The United Nations is
presently celebrating its seventieth anniversary. The history of this organized
community of states is one of important common achievements over a period of
unusually fast-paced changes. Without claiming to be exhaustive, we can mention
the codification and development of international law, the establishment of
international norms regarding human rights, advances in humanitarian law, the
resolution of numerous conflicts, operations of peace-keeping and
reconciliation, and any number of other accomplishments in every area of
international activity and endeavour. All these achievements are lights which
help to dispel the darkness of the disorder caused by unrestrained ambitions
and collective forms of selfishness. Certainly, many grave problems remain to
be resolved, yet it is clear that, without all those interventions on the
international level, mankind would not have been able to survive the unchecked
use of its own possibilities. Every one of these political, juridical and technical
advances is a path towards attaining the ideal of human fraternity and a means
for its greater realization.
For this reason I pay
homage to all those men and women whose loyalty and self-sacrifice have
benefitted humanity as a whole in these past seventy years. In particular, I
would recall today those who gave their lives for peace and reconciliation
among peoples, from Dag Hammarskjöld to the many United Nations officials at
every level who have been killed in the course of humanitarian missions, and
missions of peace and reconciliation.
Beyond these
achievements, the experience of the past seventy years has made it clear that
reform and adaptation to the times is always necessary in the pursuit of the
ultimate goal of granting all countries, without exception, a share in, and a
genuine and equitable influence on, decision-making processes. The need for
greater equity is especially true in the case of those bodies with effective
executive capability, such as the Security Council, the Financial Agencies and
the groups or mechanisms specifically created to deal with economic crises.
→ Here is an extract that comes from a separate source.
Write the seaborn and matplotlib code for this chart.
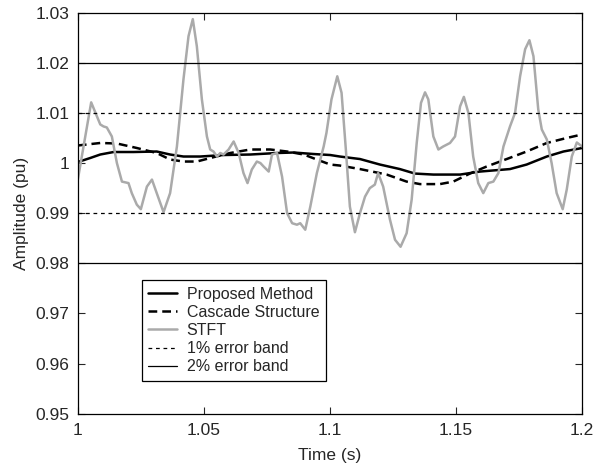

This will help limit every kind of abuse or usury, especially where developing
countries are concerned. The International Financial Agencies are should care
for the sustainable development of countries and should ensure that they are
not subjected to oppressive lending systems which, far from promoting progress,
subject people to mechanisms which generate greater poverty, exclusion and
dependence.
The work of the
United Nations, according to the principles set forth in the Preamble and the
first Articles of its founding Charter, can be seen as the development and
promotion of the rule of law, based on the realization that justice is an
essential condition for achieving the ideal of universal fraternity. In this
context, it is helpful to recall that the limitation of power is an idea
implicit in the concept of law itself. To give to each his own, to cite the
classic definition of justice, means that no human individual or group can
consider itself absolute, permitted to bypass the dignity and the rights of
other individuals or their social groupings. The effective distribution of
power (political, economic, defense-related, technological, etc.) among a
plurality of subjects, and the creation of a juridical system for regulating
claims and interests, are one concrete way of limiting power. Yet today’s world
presents us with many false rights and – at the same time – broad sectors which
are vulnerable, victims of power badly exercised: for example, the natural
environment and the vast ranks of the excluded. These sectors are closely
interconnected and made increasingly fragile by dominant political and economic
relationships. That is why their rights must be forcefully affirmed, by working
to protect the environment and by putting an end to exclusion.
First, it must be
stated that a true “right of the environment” does exist, for two reasons.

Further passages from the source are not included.